Cuando era un niño, hace tantos años ya que me cuesta encontrarme dentro de mi cabeza, me quedaba mirando los discos de vinilo dando vueltas mientras salían de él nosecuántos tambores sonando a la vez.
Yo no podía ver aquellos tambores pero, como los escuchaba, sabían que estaban allí. Y por la misma regla de tres, cuando cerraba los ojos, veía el Paso del Señor andando delante de los tambores. Los veía sin verlos. Era mejor, mucho mejor que estar delante de ellos cuando ellos estaban delante mía de verdad.
Ocurre con muchas cosas que nos pasan en la vida. Fue mejor pensarlas que vivirlas, y es normal que sea así, porque, dentro de la cabeza, no caben los quinientos nazarenos que hay que esperar que pasen para ver la cofradía, ni la gente achuchando para colarse delante tuya, ni las circunstancias que nos joden los proyectos que le ponen música a los días.

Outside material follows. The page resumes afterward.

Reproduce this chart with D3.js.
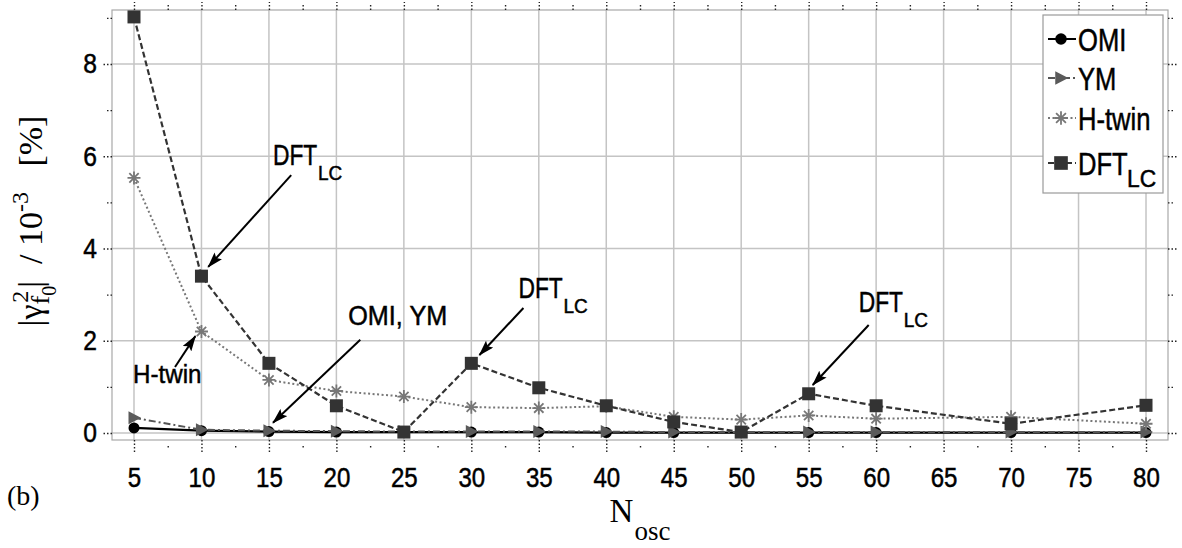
<!DOCTYPE html>
<html><head><meta charset="utf-8">
<script src="https://cdn.jsdelivr.net/npm/d3@7"></script>
<style>
html,body{margin:0;padding:0;background:#fff;}
svg{display:block;}
</style>
</head><body>
<svg id="chart" width="1182" height="548"></svg>
<script>
// ---------- data ----------
const xTickValues = [5,10,15,20,25,30,35,40,45,50,55,60,65,70,75,80];
const xMinorValues = [7.5,12.5,17.5,22.5,27.5,32.5,37.5,42.5,47.5,52.5,57.5,62.5,67.5,72.5,77.5];
const yTickValues = [0,2,4,6,8];
const yMinorValues = [1,3,5,7,9];
const nOsc  = [5,10,15,20,25,30,35,40,45,50,55,60,70,80];
const omi   = [0.11,0.05,0.03,0.02,0.02,0.02,0.02,0.01,0.01,0.01,0.01,0.01,0.01,0.01];
const ym    = [0.33,0.07,0.05,0.04,0.03,0.03,0.03,0.03,0.02,0.02,0.02,0.02,0.02,0.02];
const hTwin = [5.53,2.20,1.15,0.91,0.79,0.56,0.54,0.58,0.35,0.29,0.38,0.31,0.35,0.20];
const dftLC = [9.02,3.40,1.51,0.59,0.02,1.51,0.98,0.59,0.24,0.02,0.85,0.59,0.20,0.60];
const seriesNames = ["OMI","YM","H-twin","DFT"];

// annotations in data coordinates
const annotations = [
  {label:"DFT", sub:"LC", tx:15.3, ty:5.81, x1:16.65, y1:5.59, x2:10.5, y2:3.60},
  {label:"H-twin",        tx:4.93, ty:1.08, x1:8.04,  y1:1.43, x2:9.55, y2:2.10},
  {label:"OMI, YM",       tx:20.88,ty:2.34, x1:21.77, y1:2.02, x2:15.3, y2:0.22},
  {label:"DFT", sub:"LC", tx:33.49,ty:2.93, x1:33.86, y1:2.71, x2:30.6, y2:1.69},
  {label:"DFT", sub:"LC", tx:58.71,ty:2.62, x1:59.45, y1:2.34, x2:55.3, y2:1.04}
];

// ---------- layout ----------
const L = 112, R = 1168, T = 10, B = 440;
const svg = d3.select("#chart");
const SANS = "'Liberation Sans', Arial, Helvetica, sans-serif";
const SERIF = "'Liberation Serif', 'Times New Roman', Times, serif";

const pad = 1.63;
const x = d3.scaleLinear().domain([xTickValues[0]-pad, xTickValues[xTickValues.length-1]+pad]).range([L,R]);
const y = d3.scaleLinear().domain([-0.152, 9.17]).range([B,T]);

// grid
const grid = svg.append("g");
grid.selectAll("line.vx").data(xTickValues).join("line")
  .attr("x1",d=>x(d)).attr("x2",d=>x(d)).attr("y1",T).attr("y2",B)
  .attr("stroke","#c4c4c4").attr("stroke-width",1.5);
grid.selectAll("line.hy").data(yTickValues).join("line")
  .attr("x1",L).attr("x2",R).attr("y1",d=>y(d)).attr("y2",d=>y(d))
  .attr("stroke","#c4c4c4").attr("stroke-width",1.5);

// frame
svg.append("rect").attr("x",L).attr("y",T).attr("width",R-L).attr("height",B-T)
  .attr("fill","none").attr("stroke","#a8a8a8").attr("stroke-width",1.2);

// axes
function styleAxis(g){
  g.select(".domain").remove();
  g.selectAll(".tick line").attr("stroke","#222").attr("stroke-width",1.4).attr("stroke-dasharray","1.5,2");
}
const fmt = d3.format("d");
const axB = svg.append("g").attr("transform",`translate(0,${B})`)
  .call(d3.axisBottom(x).tickValues(xTickValues).tickSize(12).tickPadding(15).tickFormat(fmt));
styleAxis(axB);
axB.selectAll("text").attr("font-family",SANS).attr("font-size",28).attr("fill","#000")
  .attr("stroke","#000").attr("stroke-width",0.5)
  .attr("transform","scale(0.86,1)");
const axBm = svg.append("g").attr("transform",`translate(0,${B})`)
  .call(d3.axisBottom(x).tickValues(xMinorValues).tickSize(9).tickFormat(""));
styleAxis(axBm); axBm.selectAll(".tick line").attr("y1",6);

const axL = svg.append("g").attr("transform",`translate(${L},0)`)
  .call(d3.axisLeft(y).tickValues(yTickValues).tickSize(9).tickPadding(8).tickFormat(fmt));
styleAxis(axL);
axL.selectAll("text").attr("font-family",SANS).attr("font-size",28).attr("fill","#000")
  .attr("stroke","#000").attr("stroke-width",0.5)
  .attr("transform","scale(0.88,1)");
const axLm = svg.append("g").attr("transform",`translate(${L},0)`)
  .call(d3.axisLeft(y).tickValues(yMinorValues.filter(v=>v<9.1)).tickSize(5).tickFormat(""));
styleAxis(axLm);

const axT = svg.append("g").attr("transform",`translate(0,${T})`)
  .call(d3.axisTop(x).tickValues(xTickValues).tickSize(8).tickFormat(""));
styleAxis(axT);
const axTm = svg.append("g").attr("transform",`translate(0,${T})`)
  .call(d3.axisTop(x).tickValues(xMinorValues).tickSize(5).tickFormat(""));
styleAxis(axTm);
const axR = svg.append("g").attr("transform",`translate(${R},0)`)
  .call(d3.axisRight(y).tickValues(yTickValues).tickSize(10).tickFormat(""));
styleAxis(axR);
const axRm = svg.append("g").attr("transform",`translate(${R},0)`)
  .call(d3.axisRight(y).tickValues(yMinorValues.filter(v=>v<9.1)).tickSize(6).tickFormat(""));
styleAxis(axRm);

// ---------- series ----------
const asterisk = s => { const d = s*0.72; return `M${-s},0L${s},0M0,${-s}L0,${s}M${-d},${-d}L${d},${d}M${-d},${d}L${d},${-d}`; };
const series = [
  {name:"OMI", vals:omi, color:"#000", dash:null, width:2.2, marker:"circle", mcolor:"#000"},
  {name:"YM", vals:ym, color:"#555", dash:"7,3,2,3", width:2, marker:"tri", mcolor:"#5a5a5a"},
  {name:"H-twin", vals:hTwin, color:"#777", dash:"2,2.5", width:2, marker:"star", mcolor:"#777"},
  {name:"DFT", vals:dftLC, color:"#333", dash:"6,3", width:2.2, marker:"square", mcolor:"#333"}
];
const line = d3.line().x(d=>x(d[0])).y(d=>y(d[1]));

function drawMarker(g, type, cx, cy, color, k){
  k = k||1;
  if(type==="circle") g.append("circle").attr("cx",cx).attr("cy",cy).attr("r",5.5*k).attr("fill",color);
  else if(type==="tri") g.append("path").attr("d",`M${cx-5.5*k},${cy-6.5*k}L${cx+7*k},${cy}L${cx-5.5*k},${cy+6.5*k}Z`).attr("fill",color);
  else if(type==="star") g.append("path").attr("d",asterisk(6.5*k)).attr("transform",`translate(${cx},${cy})`)
      .attr("stroke",color).attr("stroke-width",1.8).attr("fill","none");
  else if(type==="square") g.append("rect").attr("x",cx-6.5*k).attr("y",cy-6.5*k).attr("width",13*k).attr("height",13*k).attr("fill",color);
}

series.forEach(s=>{
  const pts = nOsc.map((n,i)=>[n,s.vals[i]]);
  const g = svg.append("g");
  g.append("path").attr("d",line(pts)).attr("fill","none").attr("stroke",s.color)
    .attr("stroke-width",s.width).attr("stroke-dasharray",s.dash);
  pts.forEach(p=>drawMarker(g, s.marker, x(p[0]), y(p[1]), s.mcolor));
});

// ---------- annotations ----------
const defs = svg.append("defs");
defs.append("marker").attr("id","arr").attr("markerUnits","userSpaceOnUse")
  .attr("markerWidth",16).attr("markerHeight",10).attr("refX",15).attr("refY",5)
  .attr("orient","auto").append("path").attr("d","M0,0L16,5L0,10L3,5Z").attr("fill","#000");

function narrowText(g, px, py, str, size, sx, anchor){
  return g.append("text").attr("transform",`translate(${px},${py}) scale(${sx},1)`)
    .attr("font-family",SANS).attr("font-size",size).attr("fill","#000")
    .attr("stroke","#000").attr("stroke-width",0.5)
    .attr("text-anchor",anchor||"start").text(str);
}
const ann = svg.append("g");
annotations.forEach(a=>{
  ann.append("line").attr("x1",x(a.x1)).attr("y1",y(a.y1)).attr("x2",x(a.x2)).attr("y2",y(a.y2))
    .attr("stroke","#000").attr("stroke-width",2).attr("marker-end","url(#arr)");
  if(a.sub){
    narrowText(ann, x(a.tx), y(a.ty), a.label, 30, 0.76);
    narrowText(ann, x(a.tx)+45, y(a.ty)+15, a.sub, 20, 0.95);
  } else if(a.label==="H-twin"){
    narrowText(ann, x(a.tx), y(a.ty), a.label, 26, 0.93);
  } else {
    narrowText(ann, x(a.tx), y(a.ty), a.label, 28, 0.9);
  }
});

// ---------- legend ----------
const lg = svg.append("g");
lg.append("rect").attr("x",1043).attr("y",15).attr("width",120).attr("height",178)
  .attr("fill","#fff").attr("stroke","#9a9a9a").attr("stroke-width",1.2);
const rowY = [39,78,118,163];
series.forEach((s,i)=>{
  const cy = rowY[i];
  lg.append("line").attr("x1",1048).attr("x2",1076).attr("y1",cy).attr("y2",cy)
    .attr("stroke",s.color).attr("stroke-width",2).attr("stroke-dasharray",s.dash);
  drawMarker(lg, s.marker, 1061, cy, s.mcolor, 1.05);
  narrowText(lg, 1078, cy+12, s.name, 32, 0.8);
  if(s.name==="DFT") narrowText(lg, 1127, cy+24, "LC", 24, 0.95);
});

// ---------- titles ----------
const yt = svg.append("text").attr("transform","translate(42,221) rotate(-90)")
  .attr("font-family",SERIF).attr("font-size",34).attr("fill","#000").attr("text-anchor","middle");
yt.append("tspan").text("|\u03b3");
yt.append("tspan").attr("font-size",26).attr("dy",7).text("f");
yt.append("tspan").attr("font-size",20).attr("dy",7).text("0");
yt.append("tspan").attr("font-size",24).attr("dx",-17).attr("dy",-28).text("2");
yt.append("tspan").attr("font-size",34).attr("dy",14).attr("dx",3).text("|");
yt.append("tspan").attr("font-size",34).text("\u00a0\u00a0/ 10");
yt.append("tspan").attr("font-size",24).attr("dy",-14).text("-3");
yt.append("tspan").attr("font-size",34).attr("dy",14).text("\u00a0\u00a0\u00a0[%]");

const xt = svg.append("text").attr("x",(L+R)/2).attr("y",522).attr("text-anchor","middle")
  .attr("font-family",SERIF).attr("font-size",33).attr("fill","#000");
xt.append("tspan").text("N");
xt.append("tspan").attr("font-size",27).attr("dy",18).attr("dx",1).text("osc");

svg.append("text").attr("x",7).attr("y",505).attr("font-family",SERIF).attr("font-size",28)
  .attr("fill","#000").text("(b)");
</script>
</body></html>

En la cabeza sólo vemos lo bueno: los tambores, el paso del señor y nuestros planes. Por eso no conviene pensar mucho, porque ahí dentro solo vemos lo que queremos ver, no la realidad. En la cabeza no cabe la calle, ni la bulla achuchando para colarse delante y taparnos la vista de la cofradía, o apoderarse de nuestras ilusiones, por la que habíamos pagado nuestra papeleta de sitio con mucho trabajo y ahínco.
Y es entonces cuando, en la primera revirá de la vida, te ves venir de frente otros tambores, otro Paso del Señor y otros planes. Te aprietas la faja, te ciñes el costal a las cejas y empujas con más ganas que nunca: ¡Al cielo con ella!